What the exercise asks -
Carry none of the pictures over; write out the complete data exactly.

Stored rows -
--------------------------------------------------

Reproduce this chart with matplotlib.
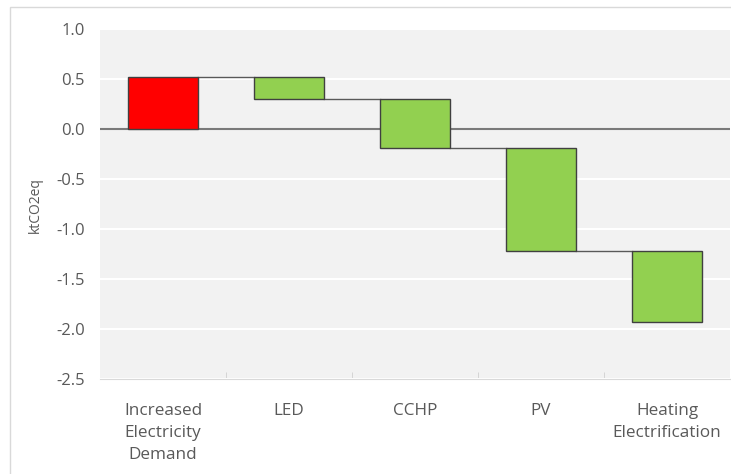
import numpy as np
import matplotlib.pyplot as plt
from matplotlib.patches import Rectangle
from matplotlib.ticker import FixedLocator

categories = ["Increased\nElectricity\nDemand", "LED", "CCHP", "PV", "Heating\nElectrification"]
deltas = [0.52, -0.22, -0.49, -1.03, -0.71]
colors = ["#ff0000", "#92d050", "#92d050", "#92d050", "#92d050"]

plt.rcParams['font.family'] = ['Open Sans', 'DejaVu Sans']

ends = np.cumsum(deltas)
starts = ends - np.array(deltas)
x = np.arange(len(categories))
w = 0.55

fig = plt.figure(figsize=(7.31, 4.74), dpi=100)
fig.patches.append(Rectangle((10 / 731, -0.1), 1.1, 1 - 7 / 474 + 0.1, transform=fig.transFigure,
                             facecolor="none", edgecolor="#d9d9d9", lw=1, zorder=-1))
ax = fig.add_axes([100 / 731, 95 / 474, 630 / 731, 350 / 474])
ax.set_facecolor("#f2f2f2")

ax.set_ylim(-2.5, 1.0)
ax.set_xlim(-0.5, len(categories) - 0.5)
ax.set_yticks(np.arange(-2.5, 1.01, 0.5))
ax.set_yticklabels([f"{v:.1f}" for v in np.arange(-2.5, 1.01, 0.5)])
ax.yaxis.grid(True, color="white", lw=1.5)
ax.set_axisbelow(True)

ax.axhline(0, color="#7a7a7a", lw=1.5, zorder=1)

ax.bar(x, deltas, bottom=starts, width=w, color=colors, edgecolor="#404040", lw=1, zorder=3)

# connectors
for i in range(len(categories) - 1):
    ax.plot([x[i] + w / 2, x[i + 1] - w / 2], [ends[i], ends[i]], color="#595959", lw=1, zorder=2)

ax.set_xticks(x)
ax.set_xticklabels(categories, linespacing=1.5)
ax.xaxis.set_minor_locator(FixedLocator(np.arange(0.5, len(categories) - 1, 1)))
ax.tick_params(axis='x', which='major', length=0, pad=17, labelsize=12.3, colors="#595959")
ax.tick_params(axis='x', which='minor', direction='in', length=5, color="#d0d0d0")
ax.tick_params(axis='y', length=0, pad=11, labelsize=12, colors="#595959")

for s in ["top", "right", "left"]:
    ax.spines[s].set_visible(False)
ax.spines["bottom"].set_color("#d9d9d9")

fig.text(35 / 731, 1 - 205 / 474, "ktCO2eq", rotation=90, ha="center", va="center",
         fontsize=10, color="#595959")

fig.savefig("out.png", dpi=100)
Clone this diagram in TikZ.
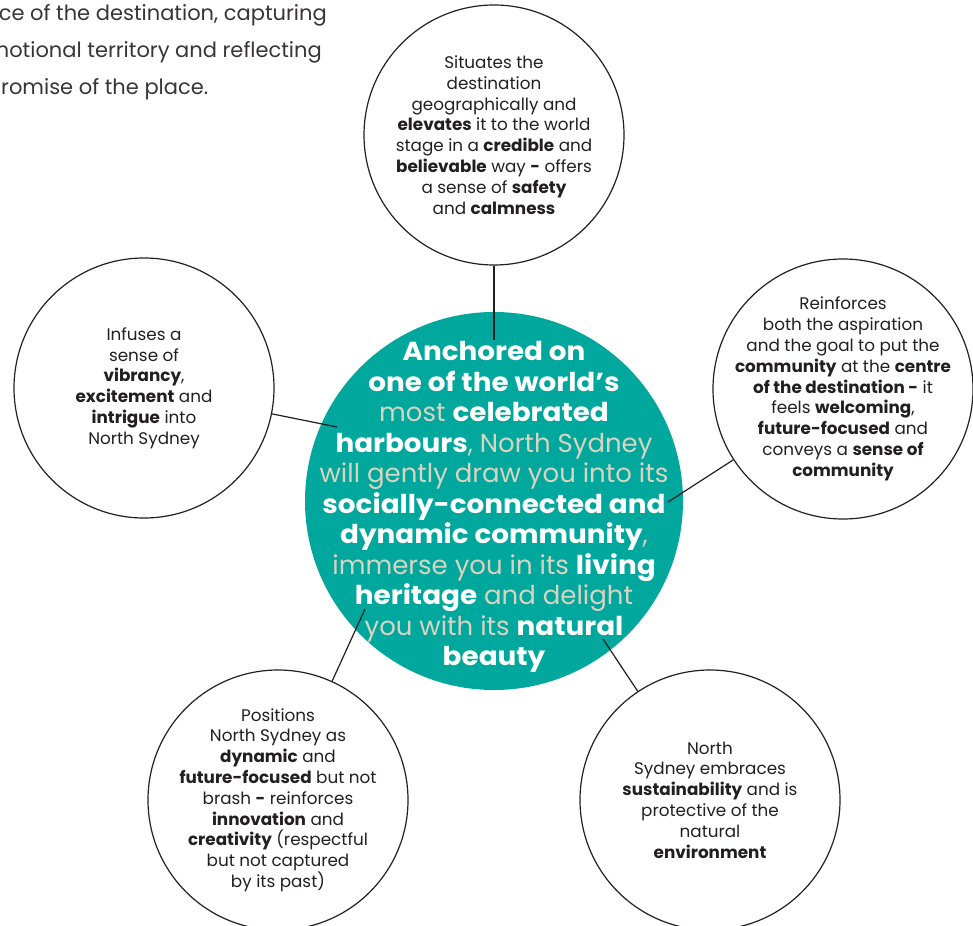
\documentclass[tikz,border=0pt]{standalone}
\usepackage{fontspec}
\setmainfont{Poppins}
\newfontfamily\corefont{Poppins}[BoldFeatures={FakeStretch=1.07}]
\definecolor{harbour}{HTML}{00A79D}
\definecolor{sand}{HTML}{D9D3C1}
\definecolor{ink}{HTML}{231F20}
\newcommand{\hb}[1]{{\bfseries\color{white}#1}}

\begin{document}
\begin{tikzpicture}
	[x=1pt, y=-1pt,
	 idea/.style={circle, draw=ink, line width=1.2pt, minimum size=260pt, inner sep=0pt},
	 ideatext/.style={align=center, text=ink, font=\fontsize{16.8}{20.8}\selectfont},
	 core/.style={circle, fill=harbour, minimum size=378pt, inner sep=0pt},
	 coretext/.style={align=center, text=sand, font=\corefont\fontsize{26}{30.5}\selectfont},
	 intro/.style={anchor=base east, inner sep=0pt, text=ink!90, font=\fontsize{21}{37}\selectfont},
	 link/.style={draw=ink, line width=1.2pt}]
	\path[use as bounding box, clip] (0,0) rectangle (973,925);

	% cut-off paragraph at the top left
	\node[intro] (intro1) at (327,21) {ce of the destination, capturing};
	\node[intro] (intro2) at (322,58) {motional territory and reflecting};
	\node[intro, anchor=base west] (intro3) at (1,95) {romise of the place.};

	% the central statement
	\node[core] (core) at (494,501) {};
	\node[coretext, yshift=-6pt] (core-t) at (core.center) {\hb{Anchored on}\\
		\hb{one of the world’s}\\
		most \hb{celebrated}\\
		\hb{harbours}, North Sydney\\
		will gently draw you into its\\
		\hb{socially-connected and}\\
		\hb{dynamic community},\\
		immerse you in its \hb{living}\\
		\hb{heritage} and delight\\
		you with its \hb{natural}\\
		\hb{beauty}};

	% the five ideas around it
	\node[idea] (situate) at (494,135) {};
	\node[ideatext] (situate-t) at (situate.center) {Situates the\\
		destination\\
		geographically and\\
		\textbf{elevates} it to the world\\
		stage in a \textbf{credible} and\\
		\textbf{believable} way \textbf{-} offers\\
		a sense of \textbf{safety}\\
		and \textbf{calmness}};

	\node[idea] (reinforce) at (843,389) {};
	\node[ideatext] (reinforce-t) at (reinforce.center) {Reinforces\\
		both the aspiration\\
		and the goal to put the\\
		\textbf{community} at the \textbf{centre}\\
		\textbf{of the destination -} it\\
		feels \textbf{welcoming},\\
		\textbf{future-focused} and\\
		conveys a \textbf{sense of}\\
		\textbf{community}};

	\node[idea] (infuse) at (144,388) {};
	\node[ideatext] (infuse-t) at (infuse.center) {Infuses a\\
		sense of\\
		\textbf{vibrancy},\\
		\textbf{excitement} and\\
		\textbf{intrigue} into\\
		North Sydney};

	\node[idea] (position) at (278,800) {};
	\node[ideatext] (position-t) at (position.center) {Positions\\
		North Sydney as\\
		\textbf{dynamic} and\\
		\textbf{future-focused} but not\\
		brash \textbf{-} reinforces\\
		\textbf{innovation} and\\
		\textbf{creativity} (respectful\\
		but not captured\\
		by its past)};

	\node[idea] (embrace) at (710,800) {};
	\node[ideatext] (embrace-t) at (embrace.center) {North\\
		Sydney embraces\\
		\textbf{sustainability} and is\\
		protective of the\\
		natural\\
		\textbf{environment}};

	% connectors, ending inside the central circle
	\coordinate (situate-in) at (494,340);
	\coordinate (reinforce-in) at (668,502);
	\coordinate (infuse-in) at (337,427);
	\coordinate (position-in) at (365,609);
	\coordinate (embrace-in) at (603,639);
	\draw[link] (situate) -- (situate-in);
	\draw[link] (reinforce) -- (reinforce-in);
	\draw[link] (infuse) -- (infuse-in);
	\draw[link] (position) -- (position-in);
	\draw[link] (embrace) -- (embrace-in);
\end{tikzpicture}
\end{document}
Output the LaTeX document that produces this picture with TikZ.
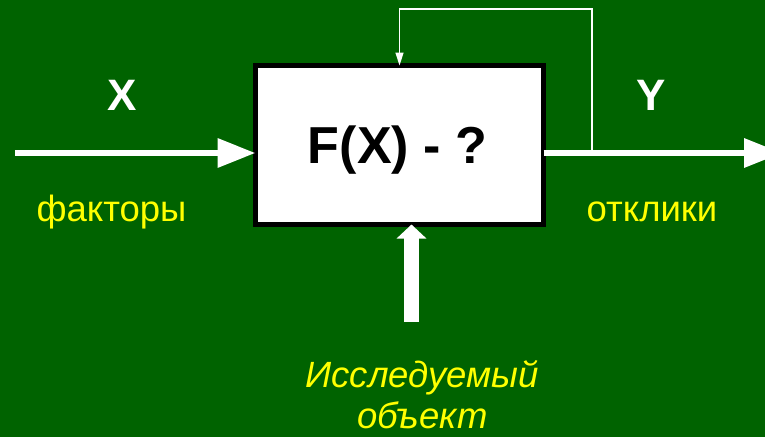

--------------------------------------------------

Correct output -
Reproduce this chart with matplotlib.
import numpy as np
import matplotlib.pyplot as plt
from matplotlib.patches import Rectangle
from matplotlib.ticker import FixedLocator

categories = ["Increased\nElectricity\nDemand", "LED", "CCHP", "PV", "Heating\nElectrification"]
deltas = [0.52, -0.22, -0.49, -1.03, -0.71]
colors = ["#ff0000", "#92d050", "#92d050", "#92d050", "#92d050"]

plt.rcParams['font.family'] = ['Open Sans', 'DejaVu Sans']

ends = np.cumsum(deltas)
starts = ends - np.array(deltas)
x = np.arange(len(categories))
w = 0.55

fig = plt.figure(figsize=(7.31, 4.74), dpi=100)
fig.patches.append(Rectangle((10 / 731, -0.1), 1.1, 1 - 7 / 474 + 0.1, transform=fig.transFigure,
                             facecolor="none", edgecolor="#d9d9d9", lw=1, zorder=-1))
ax = fig.add_axes([100 / 731, 95 / 474, 630 / 731, 350 / 474])
ax.set_facecolor("#f2f2f2")

ax.set_ylim(-2.5, 1.0)
ax.set_xlim(-0.5, len(categories) - 0.5)
ax.set_yticks(np.arange(-2.5, 1.01, 0.5))
ax.set_yticklabels([f"{v:.1f}" for v in np.arange(-2.5, 1.01, 0.5)])
ax.yaxis.grid(True, color="white", lw=1.5)
ax.set_axisbelow(True)

ax.axhline(0, color="#7a7a7a", lw=1.5, zorder=1)

ax.bar(x, deltas, bottom=starts, width=w, color=colors, edgecolor="#404040", lw=1, zorder=3)

# connectors
for i in range(len(categories) - 1):
    ax.plot([x[i] + w / 2, x[i + 1] - w / 2], [ends[i], ends[i]], color="#595959", lw=1, zorder=2)

ax.set_xticks(x)
ax.set_xticklabels(categories, linespacing=1.5)
ax.xaxis.set_minor_locator(FixedLocator(np.arange(0.5, len(categories) - 1, 1)))
ax.tick_params(axis='x', which='major', length=0, pad=17, labelsize=12.3, colors="#595959")
ax.tick_params(axis='x', which='minor', direction='in', length=5, color="#d0d0d0")
ax.tick_params(axis='y', length=0, pad=11, labelsize=12, colors="#595959")

for s in ["top", "right", "left"]:
    ax.spines[s].set_visible(False)
ax.spines["bottom"].set_color("#d9d9d9")

fig.text(35 / 731, 1 - 205 / 474, "ktCO2eq", rotation=90, ha="center", va="center",
         fontsize=10, color="#595959")

fig.savefig("out.png", dpi=100)
Clone this diagram in TikZ.
\documentclass[tikz,border=0pt]{standalone}
\usepackage{fontspec}
\setmainfont{Poppins}
\newfontfamily\corefont{Poppins}[BoldFeatures={FakeStretch=1.07}]
\definecolor{harbour}{HTML}{00A79D}
\definecolor{sand}{HTML}{D9D3C1}
\definecolor{ink}{HTML}{231F20}
\newcommand{\hb}[1]{{\bfseries\color{white}#1}}

\begin{document}
\begin{tikzpicture}
	[x=1pt, y=-1pt,
	 idea/.style={circle, draw=ink, line width=1.2pt, minimum size=260pt, inner sep=0pt},
	 ideatext/.style={align=center, text=ink, font=\fontsize{16.8}{20.8}\selectfont},
	 core/.style={circle, fill=harbour, minimum size=378pt, inner sep=0pt},
	 coretext/.style={align=center, text=sand, font=\corefont\fontsize{26}{30.5}\selectfont},
	 intro/.style={anchor=base east, inner sep=0pt, text=ink!90, font=\fontsize{21}{37}\selectfont},
	 link/.style={draw=ink, line width=1.2pt}]
	\path[use as bounding box, clip] (0,0) rectangle (973,925);

	% cut-off paragraph at the top left
	\node[intro] (intro1) at (327,21) {ce of the destination, capturing};
	\node[intro] (intro2) at (322,58) {motional territory and reflecting};
	\node[intro, anchor=base west] (intro3) at (1,95) {romise of the place.};

	% the central statement
	\node[core] (core) at (494,501) {};
	\node[coretext, yshift=-6pt] (core-t) at (core.center) {\hb{Anchored on}\\
		\hb{one of the world’s}\\
		most \hb{celebrated}\\
		\hb{harbours}, North Sydney\\
		will gently draw you into its\\
		\hb{socially-connected and}\\
		\hb{dynamic community},\\
		immerse you in its \hb{living}\\
		\hb{heritage} and delight\\
		you with its \hb{natural}\\
		\hb{beauty}};

	% the five ideas around it
	\node[idea] (situate) at (494,135) {};
	\node[ideatext] (situate-t) at (situate.center) {Situates the\\
		destination\\
		geographically and\\
		\textbf{elevates} it to the world\\
		stage in a \textbf{credible} and\\
		\textbf{believable} way \textbf{-} offers\\
		a sense of \textbf{safety}\\
		and \textbf{calmness}};

	\node[idea] (reinforce) at (843,389) {};
	\node[ideatext] (reinforce-t) at (reinforce.center) {Reinforces\\
		both the aspiration\\
		and the goal to put the\\
		\textbf{community} at the \textbf{centre}\\
		\textbf{of the destination -} it\\
		feels \textbf{welcoming},\\
		\textbf{future-focused} and\\
		conveys a \textbf{sense of}\\
		\textbf{community}};

	\node[idea] (infuse) at (144,388) {};
	\node[ideatext] (infuse-t) at (infuse.center) {Infuses a\\
		sense of\\
		\textbf{vibrancy},\\
		\textbf{excitement} and\\
		\textbf{intrigue} into\\
		North Sydney};

	\node[idea] (position) at (278,800) {};
	\node[ideatext] (position-t) at (position.center) {Positions\\
		North Sydney as\\
		\textbf{dynamic} and\\
		\textbf{future-focused} but not\\
		brash \textbf{-} reinforces\\
		\textbf{innovation} and\\
		\textbf{creativity} (respectful\\
		but not captured\\
		by its past)};

	\node[idea] (embrace) at (710,800) {};
	\node[ideatext] (embrace-t) at (embrace.center) {North\\
		Sydney embraces\\
		\textbf{sustainability} and is\\
		protective of the\\
		natural\\
		\textbf{environment}};

	% connectors, ending inside the central circle
	\coordinate (situate-in) at (494,340);
	\coordinate (reinforce-in) at (668,502);
	\coordinate (infuse-in) at (337,427);
	\coordinate (position-in) at (365,609);
	\coordinate (embrace-in) at (603,639);
	\draw[link] (situate) -- (situate-in);
	\draw[link] (reinforce) -- (reinforce-in);
	\draw[link] (infuse) -- (infuse-in);
	\draw[link] (position) -- (position-in);
	\draw[link] (embrace) -- (embrace-in);
\end{tikzpicture}
\end{document}
Output the LaTeX document that produces this picture with TikZ.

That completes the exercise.